[rohrpost] reine kunst?

Matthias Weiß mkazz at t-online.de
Mit Aug 4 19:32:16 CEST 2004


Moin Liste, hi Iris,

> Immerhin ist er Kurator einer nicht unwichtigen Biennale. Jedenfalls halte
> ich seinen kuratorischen Ansatz für durchaus lesenswert.

Ich lese aus derartigen Hug&Trug-Texten - und die flattern einem ja 
zuhauf auf den Tisch - lediglich ein recht ungesundes Selbstbewusstsein 
in Richtung Selbstüberschätzung einer Gilde, die sich "Kurator" nennt. 
Also auch "Pfleger". Aber *was* pflegt denn schon ein Herr Hug (als pars 
pro toto) denn anderes, als seinen Ruf, der ihm durch die Institution 
"Festival" und eine gute Packung steuerbezahlten Bildungsbürgertums 
gegeben wurde (Quereinstiege sind aber besonders willkommen). Was macht 
er in seiner Arbeit anderes, als das kreiern von zahlungspflichtigen 
Großereignissen mit Resten aus der Arbeit von anderen Menschen, welche 
durch diverse Zuschreibungsverfahren das Gütesiegel "Kunst" aufgebrannt 
bekommen?

Ich finde, daß diese Markt-Struktur sehr gut zur Gegenwart paßt. Ich 
denke aber, daß man nun an einem Zeitpunkt ist - spätestens seit einigen 
völlig verhunzten Großnummern wie documenta XI oder die Berlin Biennalen 
(alle), an dem die Kuratorengilde ein wenig gelassener betrachtet und 
weniger hochtemperiert gehandelt werden sollte.

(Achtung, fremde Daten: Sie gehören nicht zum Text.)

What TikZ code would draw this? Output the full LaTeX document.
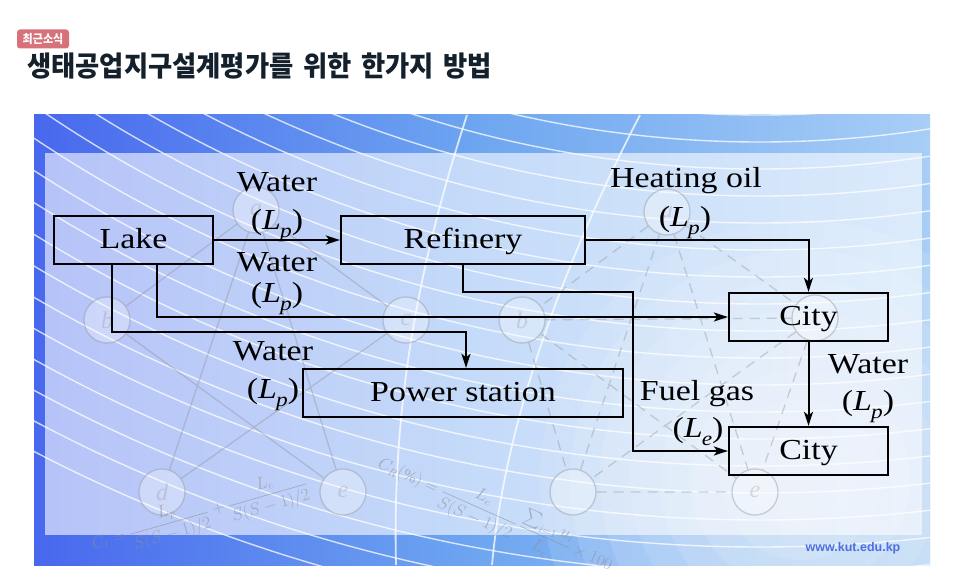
\documentclass[tikz,border=0pt]{standalone}
\usepackage{fontspec}
\usepackage{amsmath}
\setmainfont{Liberation Serif}
\newfontfamily\diag[FakeStretch=1.17]{Liberation Serif}
\newfontfamily\krfont[FakeStretch=0.92]{Noto Sans CJK KR}
\newfontfamily\krtitle[FakeStretch=0.94,WordSpace=1.6]{Noto Sans CJK KR}
\newfontfamily\webfont{Liberation Sans}
\usetikzlibrary{arrows.meta,calc}
\definecolor{frameL}{HTML}{4868EE}
\definecolor{frameM}{HTML}{6EA6F0}
\definecolor{frameR}{HTML}{A8CEF6}
\definecolor{badgec}{HTML}{D8727A}
\definecolor{titlec}{HTML}{14202B}
\definecolor{webc}{HTML}{4D6FE0}
\definecolor{ghost}{HTML}{8E8E96}
\newcommand\Lsub[1]{\textit{L}\kern-0.03em\raisebox{-0.3em}{\fontsize{20}{20}\selectfont\itshape #1}}
\begin{document}
\begin{tikzpicture}[x=1pt,y=-1pt,
  box/.style={draw=black,line width=2.3pt,minimum height=48pt,inner sep=0pt,text height=21pt,text depth=5pt,font=\diag\fontsize{29}{36}\selectfont},
  lbl/.style={font=\diag\fontsize{29}{36}\selectfont,inner sep=0pt,anchor=base},
  flow/.style={line width=2pt,-{Stealth[length=14pt,width=9pt,inset=3.5pt]}},
  gnode/.style={circle,draw=ghost,line width=1.3pt,minimum size=46pt,inner sep=0pt,fill=white,fill opacity=0.3,draw opacity=0.4,text opacity=0.3,text=ghost,font=\fontsize{24}{24}\selectfont\itshape},
  gline/.style={draw=ghost,line width=1.3pt,draw opacity=0.38},
  gdash/.style={gline,dash pattern=on 10pt off 7pt},
  ghosttext/.style={text=ghost,text opacity=0.6,inner sep=0pt,font=\fontsize{16}{16}\selectfont},
  arcline/.style={draw=white,line width=1.4pt,draw opacity=0.75}
]
\useasboundingbox (0,0) rectangle (960,583);
\fill[white] (0,0) rectangle (960,583);
% ---- header ----
\node[fill=badgec,rounded corners=3pt,minimum width=52pt,minimum height=19pt,inner sep=0pt,text=white,font=\krfont\bfseries\fontsize{12}{12}\selectfont] (badge) at (43,39) {최근소식};
\node[anchor=west,inner sep=0pt,text=titlec,font=\krtitle\bfseries\fontsize{28}{28}\selectfont] (title) at (27,66) {생태공업지구설계평가를 위한 한가지 방법};
% ---- background picture ----
\shade[left color=frameL, right color=frameR, middle color=frameM] (34,115) rectangle (930,565);
\fill[white,opacity=0.6] (45,153) rectangle (922,535);
\begin{scope}
  \clip (34,115) rectangle (930,565);
  \foreach \r in {50,80,...,260} \fill[white,opacity=0.11] (800,480) circle[radius=\r pt];
  \foreach \r in {1065,1092,...,1600} \draw[arcline] (760,-950) circle[radius=\r pt];
  \draw[arcline,line width=1.8pt] (467,115) .. controls (420,260) and (392,400) .. (396,565);
  \draw[arcline,line width=1.8pt] (640,115) .. controls (565,260) and (505,420) .. (492,565);
\end{scope}
% faint graph, left
\node[gnode] (ga) at (256,210) {a};
\node[gnode] (gb) at (107,320) {b};
\node[gnode] (gc) at (406,320) {c};
\node[gnode] (gd) at (162,492) {d};
\node[gnode] (ge) at (343,492) {e};
\draw[gline] (ga) -- (gb) (ga) -- (gc) (ga) -- (gd) (ga) -- (ge) (gb) -- (ge) (gc) -- (gd);
% faint graph, right
\node[gnode] (ha) at (667,212) {a};
\node[gnode] (hb) at (522,320) {b};
\node[gnode] (hc) at (815,318) {};
\node[gnode] (hd) at (573,492) {};
\node[gnode] (he) at (755,492) {e};
\draw[gdash] (ha)--(hb) (ha)--(hc) (ha)--(hd) (ha)--(he) (hb)--(hc) (hb)--(he) (hb)--(hd) (hc)--(hd) (hc)--(he) (hd)--(he);
% faint formulas
\node[ghosttext,rotate=16] (f1) at (200,515) {$\displaystyle C_t=\frac{L_p}{S(S-1)/2}+\frac{L_e}{S(S-1)/2}$};
\node[ghosttext,rotate=-24] (f2) at (495,515) {$\displaystyle C_R(\%)=\frac{L_e}{S(S-1)/2}\,\frac{\sum_{i=1} u_i}{L_e}\times100$};
\node[font=\webfont\bfseries\fontsize{12.5}{12.5}\selectfont,text=webc,inner sep=0pt] (web) at (853,548) {www.kut.edu.kp};
% ---- diagram ----
\node[box,minimum width=159pt] (lake) at (133.5,240) {Lake};
\node[box,minimum width=244pt] (ref) at (463,240) {Refinery};
\node[box,minimum width=159pt] (city1) at (808.5,317) {City};
\node[box,minimum width=320pt] (power) at (463,393) {Power station};
\node[box,minimum width=159pt] (city2) at (808.5,451) {City};
\coordinate (l1) at ($(lake.south west)!0.648!(lake.south east)$);
\coordinate (l2) at ($(lake.south west)!0.365!(lake.south east)$);
\coordinate (pw) at (466,332);
\coordinate (fg) at (633,292);
\draw[flow] (lake.east) -- (ref.west);
\draw[flow] (l1) |- (city1.west);
\draw[flow] (l2) |- (pw) -- (power.north -| pw);
\draw[flow] (ref.east) -| (city1.north);
\draw[flow] (ref.south) |- (fg) |- (city2.west);
\draw[flow] (city1.south) -- (city2.north);
% labels
\node[lbl] (w1) at (277,191) {Water};
\node[lbl] (w1p) at (277,229) {(\Lsub{p})};
\node[lbl] (w2) at (277,271) {Water};
\node[lbl] (w2p) at (277,302) {(\Lsub{p})};
\node[lbl] (w3) at (273,360) {Water};
\node[lbl] (w3p) at (273,398) {(\Lsub{p})};
\node[lbl] (ho) at (686,187) {Heating oil};
\node[lbl] (hop) at (685,226) {(\Lsub{p})};
\node[lbl] (fgl) at (697,400) {Fuel gas};
\node[lbl] (fgp) at (698,437) {(\Lsub{e})};
\node[lbl] (w4) at (868,373) {Water};
\node[lbl] (w4p) at (868,410) {(\Lsub{p})};
\end{tikzpicture}
\end{document}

ZB: An manchen Orten strahlt die Macht der Kuratoren noch heller, denn 
sie verdrängt Ausstellungsmacher, die als Ressource vor Ort stehen. Ich 
hörte neulich aus der Provinz, dass eine der prominentesten Kuratorinnen 
unseres Landes für ein Thesenpapier (zu einer Ausstellung) 40000 Euren 
überwiesen bekommen hat. Und dann musste das Paper noch von den 
"Lohndrohnen" vor Ort korrigiert werden (sowohl was das Konzept als auch 
die Künstlerliste anging).

Also dieses Hintertreppenargument gegen die Gewichtigkeit vermeintlicher 
Kuratorenfehlleistungen soll nur zeigen, dass hier eine längst bemerkte 
Profiteuren-Gilde heran gewachsen ist, die über den Globus zieht und mit 
vermeintlicher Aura, die Kunstwerke ja vermeintlich nicht mehr besitzen, 
und mit hoher Ablösesumme, uns Wohlstandsscheißern die Kunst Nordpol bis 
zum Südpol (inkl. Inuit"kunst" etc) vor Augen führen.

Das ist doch nichts besonderes mehr. Nur weil einer nach der letzten Art 
Colonsch meint, er wäre cool, weil die Malerei das einzig Wahre sei ...

Also wenn sich die oberen 30 nicht mäßigen in ihrer Vermessenheit Kunst 
zu definieren, sollten wir an dieser Stelle nicht auch noch Zeit an 
ihren Sud aus ungegeorenem Pseudokunstverständnis verschwenden, sondern 
eher mal die Frage nach einer Alternative zum Kuratorenmodell in 
medienkünstlerischen Kontexten fragen.